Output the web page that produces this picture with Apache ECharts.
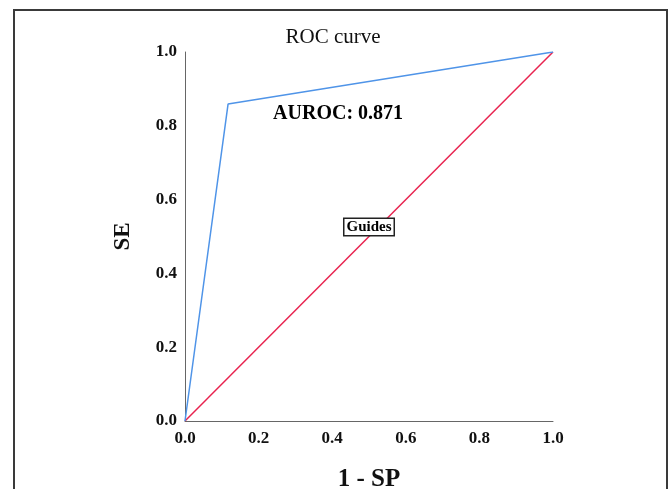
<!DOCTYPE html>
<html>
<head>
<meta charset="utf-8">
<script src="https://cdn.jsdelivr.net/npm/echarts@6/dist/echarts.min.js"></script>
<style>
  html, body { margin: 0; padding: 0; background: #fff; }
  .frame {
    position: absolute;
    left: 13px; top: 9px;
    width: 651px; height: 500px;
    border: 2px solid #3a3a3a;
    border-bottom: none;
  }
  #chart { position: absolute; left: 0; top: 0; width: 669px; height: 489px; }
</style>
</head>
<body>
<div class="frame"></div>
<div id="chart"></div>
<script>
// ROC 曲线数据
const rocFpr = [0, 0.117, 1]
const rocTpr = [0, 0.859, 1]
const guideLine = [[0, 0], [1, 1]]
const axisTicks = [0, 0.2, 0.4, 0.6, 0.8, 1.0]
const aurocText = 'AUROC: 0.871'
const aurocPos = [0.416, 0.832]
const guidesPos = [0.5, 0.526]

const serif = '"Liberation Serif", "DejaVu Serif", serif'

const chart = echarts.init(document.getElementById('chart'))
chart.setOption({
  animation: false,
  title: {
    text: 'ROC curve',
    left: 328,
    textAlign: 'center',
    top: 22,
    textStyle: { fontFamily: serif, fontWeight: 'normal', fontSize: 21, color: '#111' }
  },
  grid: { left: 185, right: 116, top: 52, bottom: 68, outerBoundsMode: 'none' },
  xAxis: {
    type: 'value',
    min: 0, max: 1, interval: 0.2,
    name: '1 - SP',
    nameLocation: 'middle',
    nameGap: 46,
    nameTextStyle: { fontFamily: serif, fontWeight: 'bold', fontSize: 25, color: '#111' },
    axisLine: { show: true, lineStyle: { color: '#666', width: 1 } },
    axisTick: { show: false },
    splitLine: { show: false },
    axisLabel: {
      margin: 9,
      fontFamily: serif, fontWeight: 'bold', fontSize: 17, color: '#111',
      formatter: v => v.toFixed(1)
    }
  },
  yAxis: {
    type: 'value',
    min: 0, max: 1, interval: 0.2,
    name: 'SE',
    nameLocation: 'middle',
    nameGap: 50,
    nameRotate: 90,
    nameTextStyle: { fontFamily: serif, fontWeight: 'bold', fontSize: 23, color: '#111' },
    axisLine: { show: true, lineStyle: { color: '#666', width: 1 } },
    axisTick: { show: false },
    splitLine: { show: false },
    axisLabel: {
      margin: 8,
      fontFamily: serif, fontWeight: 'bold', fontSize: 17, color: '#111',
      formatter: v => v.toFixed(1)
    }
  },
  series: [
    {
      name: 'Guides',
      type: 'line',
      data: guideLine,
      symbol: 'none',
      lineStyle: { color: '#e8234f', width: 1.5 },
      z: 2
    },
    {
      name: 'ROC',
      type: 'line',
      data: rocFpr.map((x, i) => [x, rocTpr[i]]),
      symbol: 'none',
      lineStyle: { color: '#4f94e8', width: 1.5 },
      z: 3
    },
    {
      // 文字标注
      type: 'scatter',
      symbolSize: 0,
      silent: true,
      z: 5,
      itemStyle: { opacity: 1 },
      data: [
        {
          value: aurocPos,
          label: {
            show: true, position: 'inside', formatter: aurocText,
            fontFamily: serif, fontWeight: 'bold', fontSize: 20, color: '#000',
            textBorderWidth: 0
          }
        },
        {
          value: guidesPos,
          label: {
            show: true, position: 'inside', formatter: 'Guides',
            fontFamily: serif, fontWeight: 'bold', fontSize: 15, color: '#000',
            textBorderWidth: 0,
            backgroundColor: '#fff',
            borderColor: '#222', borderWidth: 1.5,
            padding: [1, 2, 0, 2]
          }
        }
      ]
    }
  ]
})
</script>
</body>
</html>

──────────

● **Prompt**
Extract the full listing exactly, with the pictures left out.

● **Exercise solution**
Output the web page that produces this picture with Apache ECharts.
<!DOCTYPE html>
<html>
<head>
<meta charset="utf-8">
<script src="https://cdn.jsdelivr.net/npm/echarts@6/dist/echarts.min.js"></script>
<style>
  html, body { margin: 0; padding: 0; background: #fff; }
  .frame {
    position: absolute;
    left: 13px; top: 9px;
    width: 651px; height: 500px;
    border: 2px solid #3a3a3a;
    border-bottom: none;
  }
  #chart { position: absolute; left: 0; top: 0; width: 669px; height: 489px; }
</style>
</head>
<body>
<div class="frame"></div>
<div id="chart"></div>
<script>
// ROC 曲线数据
const rocFpr = [0, 0.117, 1]
const rocTpr = [0, 0.859, 1]
const guideLine = [[0, 0], [1, 1]]
const axisTicks = [0, 0.2, 0.4, 0.6, 0.8, 1.0]
const aurocText = 'AUROC: 0.871'
const aurocPos = [0.416, 0.832]
const guidesPos = [0.5, 0.526]

const serif = '"Liberation Serif", "DejaVu Serif", serif'

const chart = echarts.init(document.getElementById('chart'))
chart.setOption({
  animation: false,
  title: {
    text: 'ROC curve',
    left: 328,
    textAlign: 'center',
    top: 22,
    textStyle: { fontFamily: serif, fontWeight: 'normal', fontSize: 21, color: '#111' }
  },
  grid: { left: 185, right: 116, top: 52, bottom: 68, outerBoundsMode: 'none' },
  xAxis: {
    type: 'value',
    min: 0, max: 1, interval: 0.2,
    name: '1 - SP',
    nameLocation: 'middle',
    nameGap: 46,
    nameTextStyle: { fontFamily: serif, fontWeight: 'bold', fontSize: 25, color: '#111' },
    axisLine: { show: true, lineStyle: { color: '#666', width: 1 } },
    axisTick: { show: false },
    splitLine: { show: false },
    axisLabel: {
      margin: 9,
      fontFamily: serif, fontWeight: 'bold', fontSize: 17, color: '#111',
      formatter: v => v.toFixed(1)
    }
  },
  yAxis: {
    type: 'value',
    min: 0, max: 1, interval: 0.2,
    name: 'SE',
    nameLocation: 'middle',
    nameGap: 50,
    nameRotate: 90,
    nameTextStyle: { fontFamily: serif, fontWeight: 'bold', fontSize: 23, color: '#111' },
    axisLine: { show: true, lineStyle: { color: '#666', width: 1 } },
    axisTick: { show: false },
    splitLine: { show: false },
    axisLabel: {
      margin: 8,
      fontFamily: serif, fontWeight: 'bold', fontSize: 17, color: '#111',
      formatter: v => v.toFixed(1)
    }
  },
  series: [
    {
      name: 'Guides',
      type: 'line',
      data: guideLine,
      symbol: 'none',
      lineStyle: { color: '#e8234f', width: 1.5 },
      z: 2
    },
    {
      name: 'ROC',
      type: 'line',
      data: rocFpr.map((x, i) => [x, rocTpr[i]]),
      symbol: 'none',
      lineStyle: { color: '#4f94e8', width: 1.5 },
      z: 3
    },
    {
      // 文字标注
      type: 'scatter',
      symbolSize: 0,
      silent: true,
      z: 5,
      itemStyle: { opacity: 1 },
      data: [
        {
          value: aurocPos,
          label: {
            show: true, position: 'inside', formatter: aurocText,
            fontFamily: serif, fontWeight: 'bold', fontSize: 20, color: '#000',
            textBorderWidth: 0
          }
        },
        {
          value: guidesPos,
          label: {
            show: true, position: 'inside', formatter: 'Guides',
            fontFamily: serif, fontWeight: 'bold', fontSize: 15, color: '#000',
            textBorderWidth: 0,
            backgroundColor: '#fff',
            borderColor: '#222', borderWidth: 1.5,
            padding: [1, 2, 0, 2]
          }
        }
      ]
    }
  ]
})
</script>
</body>
</html>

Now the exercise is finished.